The compliance component is a different beast. Compliance is valuable because it instills a rigor that organizations are required to take seriously. There is a school of thought that states that a robust compliance program will make you secure.
Compliance requirements are very specific, very reactive, and very prescriptive. The guiding principle is to lay out some best practices. Since the scope is narrower than risk management, and broad interdepartmental transparency is not required, compliance does not necessarily assure a more comprehensive protection security teams are seeking.
If you do not comply, though, you get fined.
There is a juggling act between compliance and risk management that is harder to maintain in times when resources are tight. Organizations may not have the budget to assure the best risk management strategy while also fulfilling the compliance requirements necessary to avoid sanctions and correspondent reputational damage.
That creates a dilemma requiring some tough decisions. Oftentimes, organizations find themselves having to focus on compliance when 1) they know it is not offering top protection and 2) it doesn’t make sense within their risk profiles. When regulators ask for something, it must be supplied.
Moreover, some businesses have multiple and sometimes overlapping regulatory frameworks to comply with. As they cannot present the same evidence to different frameworks, compliance becomes a burdensome business requiring an army of people to prepare and present evidence for regulatory requirements several times a year.

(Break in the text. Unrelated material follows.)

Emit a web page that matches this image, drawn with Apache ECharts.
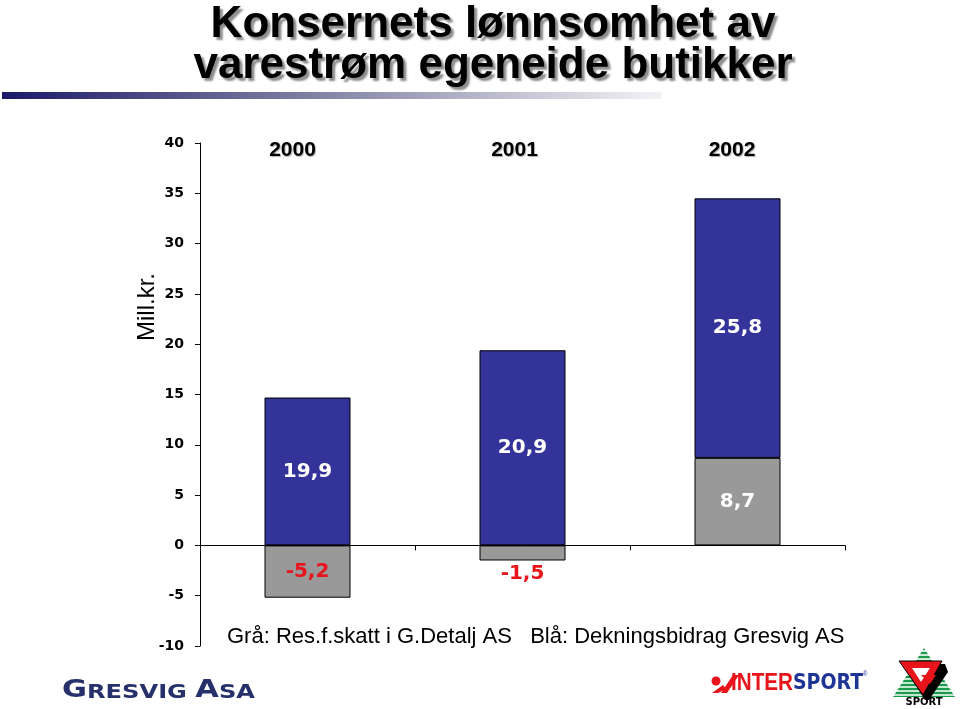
<!DOCTYPE html>
<html>
<head>
<meta charset="utf-8">
<script src="https://cdn.jsdelivr.net/npm/echarts@6/dist/echarts.min.js"></script>
<style>html,body{margin:0;padding:0;background:#fff}#c{width:960px;height:709px}</style>
</head>
<body>
<div id="c"></div>
<script>
const categories = ['2000', '2001', '2002'];
const greyValues = [-5.2, -1.5, 8.7];   // Grå: Res.f.skatt i G.Detalj AS
const blueValues = [19.9, 20.9, 25.8];  // Blå: Dekningsbidrag Gresvig AS
const yMin = -10, yMax = 40, yStep = 5;

const fmt = v => v.toFixed(1).replace('.', ',');
const RED = '#e8141b';

// blue bar is drawn on top of the positive part; a negative grey value eats into it
const blueVisible = blueValues.map((b, i) => +(b + Math.min(greyValues[i], 0)).toFixed(2));

const greyData = greyValues.map(v => ({
  value: v,
  label: {
    position: (v < 0 && Math.abs(v) < 3) ? 'bottom' : 'inside',
    distance: 3,
    color: v < 0 ? RED : '#fff'
  }
}));
const blueData = blueVisible.map((v, i) => ({ value: v, orig: blueValues[i] }));

const yearPad = [[0, 30, 0, 0], [0, 16, 0, 0], [0, 11, 0, 0]];

const chart = echarts.init(document.getElementById('c'), null, { renderer: 'canvas' });

// sport logo stripes
const triTop = [924, 648], triL = [893, 697], triR = [955, 697];
const stripes = [];
for (let y = 651; y < 697; y += 4) {
  const t = (y - triTop[1]) / (triL[1] - triTop[1]);
  const x1 = triTop[0] + (triL[0] - triTop[0]) * t;
  const x2 = triTop[0] + (triR[0] - triTop[0]) * t;
  stripes.push({ type: 'line', shape: { x1: x1 - 1, y1: y, x2: x2 + 1, y2: y }, style: { stroke: '#fff', lineWidth: 1.6 }, z: 11 });
}

chart.setOption({
  animation: false,
  backgroundColor: '#fff',
  title: {
    text: 'Konsernets lønnsomhet av\nvarestrøm egeneide butikker',
    left: 488,
    textAlign: 'center',
    top: -1,
    textStyle: {
      fontFamily: 'Liberation Sans, Arial, sans-serif',
      fontWeight: 'bold',
      fontSize: 44,
      lineHeight: 41,
      color: '#000',
      textShadowColor: 'rgba(0,0,0,0.45)',
      textShadowOffsetX: 3,
      textShadowOffsetY: 3,
      textShadowBlur: 2
    }
  },
  grid: { left: 200, right: 115, top: 143, bottom: 63 },
  xAxis: [
    {
      type: 'category',
      data: categories,
      position: 'bottom',
      axisLine: { onZero: true, lineStyle: { color: '#000', width: 1 } },
      axisTick: { show: true, length: 5, lineStyle: { color: '#000' } },
      axisLabel: { show: false }
    },
    {
      type: 'category',
      data: categories.map((c, i) => ({ value: c, textStyle: { padding: yearPad[i] } })),
      position: 'top',
      axisLine: { show: false },
      axisTick: { show: false },
      axisLabel: {
        inside: true,
        margin: -3,
        fontFamily: 'Liberation Sans, Arial, sans-serif',
        fontWeight: 'bold',
        fontSize: 21,
        color: '#000',
        textShadowColor: 'rgba(0,0,0,0.3)',
        textShadowOffsetX: 1,
        textShadowOffsetY: 1,
        textShadowBlur: 1
      }
    }
  ],
  yAxis: {
    type: 'value',
    min: yMin,
    max: yMax,
    interval: yStep,
    axisLine: { show: true, lineStyle: { color: '#000', width: 1 } },
    axisTick: { show: true, length: 5, lineStyle: { color: '#000' } },
    splitLine: { show: false },
    axisLabel: {
      margin: 16,
      fontFamily: 'DejaVu Sans, sans-serif',
      fontWeight: 'bold',
      fontSize: 14,
      color: '#000'
    }
  },
  series: [
    {
      name: 'Grå',
      type: 'bar',
      stack: 'total',
      barWidth: '40%',
      data: greyData,
      itemStyle: { color: '#999999', borderColor: '#000', borderWidth: 1 },
      label: {
        show: true,
        formatter: p => fmt(p.value),
        fontFamily: 'DejaVu Sans, sans-serif',
        fontWeight: 'bold',
        fontSize: 20
      }
    },
    {
      name: 'Blå',
      type: 'bar',
      stack: 'total',
      barWidth: '40%',
      data: blueData,
      itemStyle: { color: '#333399', borderColor: '#000', borderWidth: 1 },
      label: {
        show: true,
        position: 'inside',
        formatter: p => fmt(p.data.orig),
        color: '#fff',
        fontFamily: 'DejaVu Sans, sans-serif',
        fontWeight: 'bold',
        fontSize: 20
      }
    }
  ],
  graphic: [
    {
      type: 'rect', shape: { x: 2, y: 92, width: 660, height: 7 },
      style: {
        fill: new echarts.graphic.LinearGradient(0, 0, 1, 0, [
          { offset: 0, color: '#1a1a6a' },
          { offset: 0.45, color: '#7c7ca0' },
          { offset: 1, color: '#f2f2f6' }
        ])
      }
    },
    {
      type: 'text', x: 147, y: 307, rotation: Math.PI / 2,
      style: { text: 'Mill.kr.', fontFamily: 'Liberation Sans, Arial, sans-serif', fontSize: 24, fill: '#000', align: 'center', verticalAlign: 'middle' }
    },
    {
      type: 'text', x: 227, y: 637,
      style: { text: 'Grå: Res.f.skatt i G.Detalj AS   Blå: Dekningsbidrag Gresvig AS', fontFamily: 'Liberation Sans, Arial, sans-serif', fontSize: 22, fill: '#000', align: 'left', verticalAlign: 'middle' }
    },
    {
      type: 'text', x: 62, y: 691, scaleX: 1.27,
      style: {
        text: '{b|G}{s|RESVIG }{b|A}{s|SA}',
        verticalAlign: 'middle',
        rich: {
          b: { fontFamily: 'DejaVu Sans, sans-serif', fontWeight: 'bold', fontSize: 24, fill: '#26306a', verticalAlign: 'bottom' },
          s: { fontFamily: 'DejaVu Sans, sans-serif', fontWeight: 'bold', fontSize: 19, fill: '#26306a', verticalAlign: 'bottom' }
        }
      }
    },
    // INTERSPORT logo
    { type: 'circle', shape: { cx: 716, cy: 681, r: 4.5 }, style: { fill: RED } },
    { type: 'polygon', shape: { points: [[721, 693], [733, 675], [739, 675], [727, 693]] }, style: { fill: RED } },
    { type: 'polygon', shape: { points: [[712, 693], [723, 685], [726, 689], [718, 693]] }, style: { fill: RED } },
    {
      type: 'text', x: 731, y: 683, scaleX: 0.86,
      style: {
        text: '{r|INTER}{b|SPORT}{t|®}',
        verticalAlign: 'middle',
        rich: {
          r: { fontFamily: 'Liberation Sans, Arial, sans-serif', fontWeight: 'bold', fontSize: 24, fill: RED },
          b: { fontFamily: 'DejaVu Sans, sans-serif', fontWeight: 'bold', fontSize: 22, fill: '#1f3596' },
          t: { fontFamily: 'Liberation Sans, Arial, sans-serif', fontSize: 7, fill: '#1f3596', verticalAlign: 'top' }
        }
      }
    },
    // Sport logo
    { type: 'polygon', shape: { points: [triTop, triR, triL] }, style: { fill: '#1a9a4a' }, z: 10 },
    ...stripes,
    { type: 'polygon', shape: { points: [[902, 664], [945, 664], [948, 672], [929, 700], [925, 700]] }, style: { fill: '#000' }, z: 12 },
    { type: 'polygon', shape: { points: [[899, 661], [942, 661], [923, 695]] }, style: { fill: RED, stroke: '#000', lineWidth: 1 }, z: 13 },
    { type: 'polygon', shape: { points: [[912, 668], [930, 668], [921, 682]] }, style: { fill: '#fff' }, z: 14 },
    { type: 'polygon', shape: { points: [[921, 675], [936, 675], [930, 684]] }, style: { fill: RED }, z: 15 },
    {
      type: 'text', x: 924, y: 702, z: 16,
      style: { text: 'SPORT', fontFamily: 'DejaVu Sans, sans-serif', fontWeight: 'bold', fontSize: 10, fill: '#000', align: 'center', verticalAlign: 'middle' }
    }
  ]
});
</script>
</body>
</html>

It is time to bring people into a room and hash out a proposal to consolidate regulations that comply more cost effectively thereby leaving more money available to focus on broader risk management. When you look at the cyber component of regulations, a lot of things are duplicated. Passwords are passwords, no matter what your business does. Our business is constantly evolving in these volatile times, and it is time for the regulatory landscape to keep pace with this ever-changing environment.